Mr. SINGER: I think Gates is playing the role of a good soldier here. At the end of the day, both agencies are executive agencies, and they do report to Congress. The concern with this technology is that it's a military-like technology, and more importantly, they're using it on a military scale. We've carried out more than 140 of these airstrikes using unmanned systems into Pakistan.

And to put that into context, it's about three times the number of airstrikes that we did with manned bombers during the opening round of the Kosovo War. But because it's not being conducted by the military, Congress hasn't had the same kind of insight into it, hasn't had the same kind of authorization. And so there is a distinct difference between the two.
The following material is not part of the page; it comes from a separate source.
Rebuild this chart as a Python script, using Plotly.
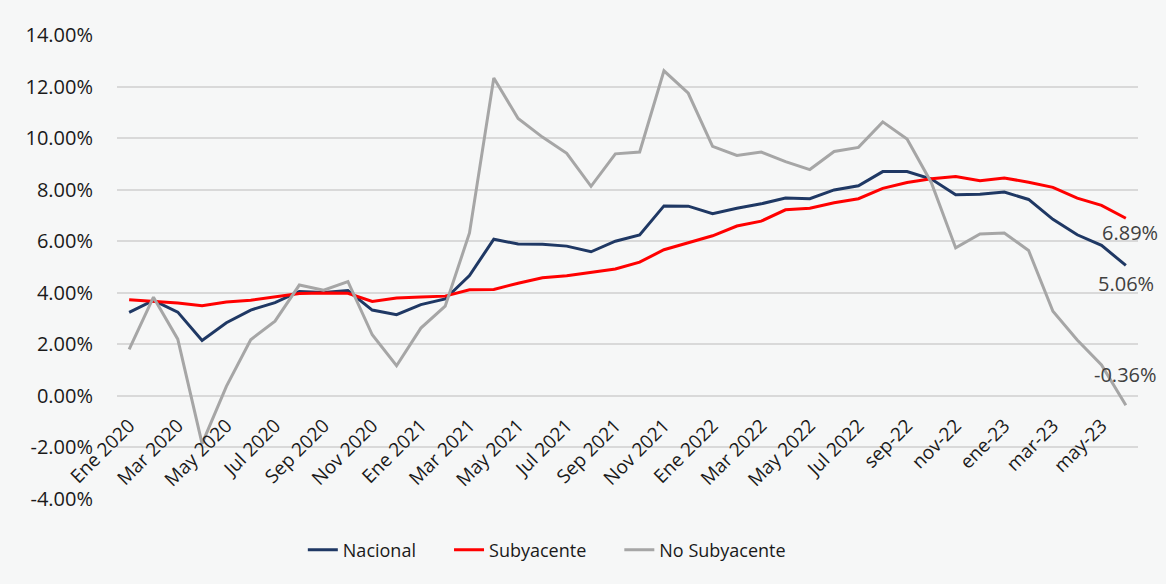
import plotly.graph_objects as go

months = [
    "Ene 2020", "Feb 2020", "Mar 2020", "Abr 2020", "May 2020", "Jun 2020",
    "Jul 2020", "Ago 2020", "Sep 2020", "Oct 2020", "Nov 2020", "Dic 2020",
    "Ene 2021", "Feb 2021", "Mar 2021", "Abr 2021", "May 2021", "Jun 2021",
    "Jul 2021", "Ago 2021", "Sep 2021", "Oct 2021", "Nov 2021", "Dic 2021",
    "Ene 2022", "Feb 2022", "Mar 2022", "Abr 2022", "May 2022", "Jun 2022",
    "Jul 2022", "ago-22", "sep-22", "oct-22", "nov-22", "dic-22",
    "ene-23", "feb-23", "mar-23", "abr-23", "may-23", "jun-23",
]

nacional = [
    3.24, 3.70, 3.25, 2.15, 2.84, 3.33, 3.62, 4.05, 4.01, 4.09, 3.33, 3.15,
    3.54, 3.76, 4.67, 6.08, 5.89, 5.88, 5.81, 5.59, 6.00, 6.24, 7.37, 7.36,
    7.07, 7.28, 7.45, 7.68, 7.65, 7.99, 8.15, 8.70, 8.70, 8.41, 7.80, 7.82,
    7.91, 7.62, 6.85, 6.25, 5.84, 5.06,
]

subyacente = [
    3.73, 3.66, 3.60, 3.50, 3.64, 3.71, 3.85, 3.97, 3.99, 3.98, 3.66, 3.80,
    3.84, 3.87, 4.12, 4.13, 4.37, 4.58, 4.66, 4.78, 4.92, 5.19, 5.67, 5.94,
    6.21, 6.59, 6.78, 7.22, 7.28, 7.49, 7.65, 8.05, 8.28, 8.42, 8.51, 8.35,
    8.45, 8.29, 8.09, 7.67, 7.39, 6.89,
]

no_subyacente = [
    1.80, 3.83, 2.20, -1.85, 0.37, 2.18, 2.90, 4.30, 4.10, 4.43, 2.37, 1.17,
    2.63, 3.48, 6.32, 12.33, 10.76, 10.04, 9.41, 8.13, 9.39, 9.46, 12.61, 11.74,
    9.68, 9.33, 9.46, 9.09, 8.78, 9.48, 9.64, 10.63, 9.96, 8.27, 5.74, 6.28,
    6.32, 5.64, 3.28, 2.17, 1.20, -0.36,
]

tick_labels = months[::2]
y_ticks = [-4, -2, 0, 2, 4, 6, 8, 10, 12, 14]

series = [
    ("Nacional", nacional, "#1f3864"),
    ("Subyacente", subyacente, "#ff0000"),
    ("No Subyacente", no_subyacente, "#a6a6a6"),
]

PAD = "\u00a0" * 6

fig = go.Figure()
for name, vals, color in series:
    fig.add_trace(go.Scatter(
        x=months, y=vals, name=name + PAD, mode="lines",
        line=dict(color=color, width=3),
    ))

# end labels
end_labels = [
    (subyacente[-1], 4, -14),
    (nacional[-1], 0, -18),
    (no_subyacente[-1], 0, 31),
]
for val, xs, ys in end_labels:
    fig.add_annotation(
        x=months[-1], y=val, text=f"{val:.2f}%", showarrow=False,
        xanchor="center", yanchor="middle", xshift=xs, yshift=ys,
        font=dict(family="Open Sans", size=20, color="#404040"),
    )

BG = "#f6f7f7"
fig.update_layout(
    width=1166, height=584,
    margin=dict(l=117, r=28, t=35, b=85),
    paper_bgcolor=BG,
    plot_bgcolor="rgba(0,0,0,0)",
    font=dict(family="Open Sans", color="#1a1a1a"),
    showlegend=True,
    legend=dict(
        orientation="h", x=0.182, xanchor="left", y=-0.11, yanchor="middle",
        font=dict(size=18, color="#1a1a1a"), bgcolor="rgba(0,0,0,0)",
        tracegroupgap=0,
    ),
    xaxis=dict(
        type="category", range=[-0.5, len(months) - 0.5],
        tickmode="array", tickvals=tick_labels, ticktext=tick_labels,
        tickangle=-45, tickfont=dict(size=19, color="#1a1a1a"),
        showgrid=False, showline=False, ticks="", zeroline=False,
        ticklabelstandoff=14,
        anchor="free", position=(0 - y_ticks[0]) / (y_ticks[-1] - y_ticks[0]),
    ),
    yaxis=dict(
        range=[y_ticks[0], y_ticks[-1]], tickmode="array", tickvals=y_ticks,
        ticktext=[f"{v:.2f}%" for v in y_ticks],
        tickfont=dict(size=20, color="#1a1a1a"),
        showgrid=True, gridcolor="#d9d9d9", gridwidth=1.5,
        zeroline=False, showline=False, ticks="", ticklabelstandoff=23,
    ),
)

fig.write_html(
    "out.html",
    config={"displayModeBar": False},
    post_script=f"document.body.style.margin='0';document.body.style.background='{BG}';",
)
AMOS: It has been reported that there are now more service members training to become a drone pilot - which essentially means you're watching a computer and flying by joystick - than those training to fly traditional warplanes. What does that say about the U.S. reliance on drones?

Mr. SINGER: We're experiencing a revolution in technology right now. We've gone from using a handful of these systems when our forces invaded Iraq, to now we have over 7,000 in the air. Who should be able to use it? Which is really what this debate is about. Should the Predator be a military technology, or is it something that you want, you know, intelligence agencies using? Or Department of Homeland Security also has its own systems like this. We're going through a massive change right now that raises a lot of questions we need to figure out.

AMOS: It's been reported that the Obama administration has employed more drones than the Bush administration. So how did they measure success?

Mr. SINGER: That, I think, is the fundamental question here. By one measure of success, they've been very effective. We've killed over 20 top terrorist and militant leaders with these strikes. But when you put it in a longer term context, there may be some challenges here, blow-back effects so to speak, where these same strikes have created a massive amount of anger on the ground. We've seen everything from protests to - there was even a rock song in Pakistan that - its lyrics talked about how America doesn't fight with honor. And so, you know, the concern here is what happens when you have Pakistani teenagers vibing to that kind of music? Are we getting very good at, you know, whacking the leaders, but then new followers join in and the leaders pop up again?

AMOS: You've written a book about military technology. You know a lot about drones. At the end of the day, are you in favor of using drones?

Mr. SINGER: It's a lot like asking: Are you in favor of using a computer or in favor of using an airplane? The real question is not whether to use it, it's how to use it. It's the questions of figuring out when it makes sense to carry out that strike against a high value target, and when it makes sense to go, you know what? The blow-back effect against going after this low-level guy is not worth it. Those are the fundamental questions here that surround us.

AMOS: Thank you very much.

Mr. SINGER: Thanks again for having me.

AMOS: Peter Singer of the Brookings Institution is author of "Wired for War: The Robotics Revolution and Conflict in the 21st Century."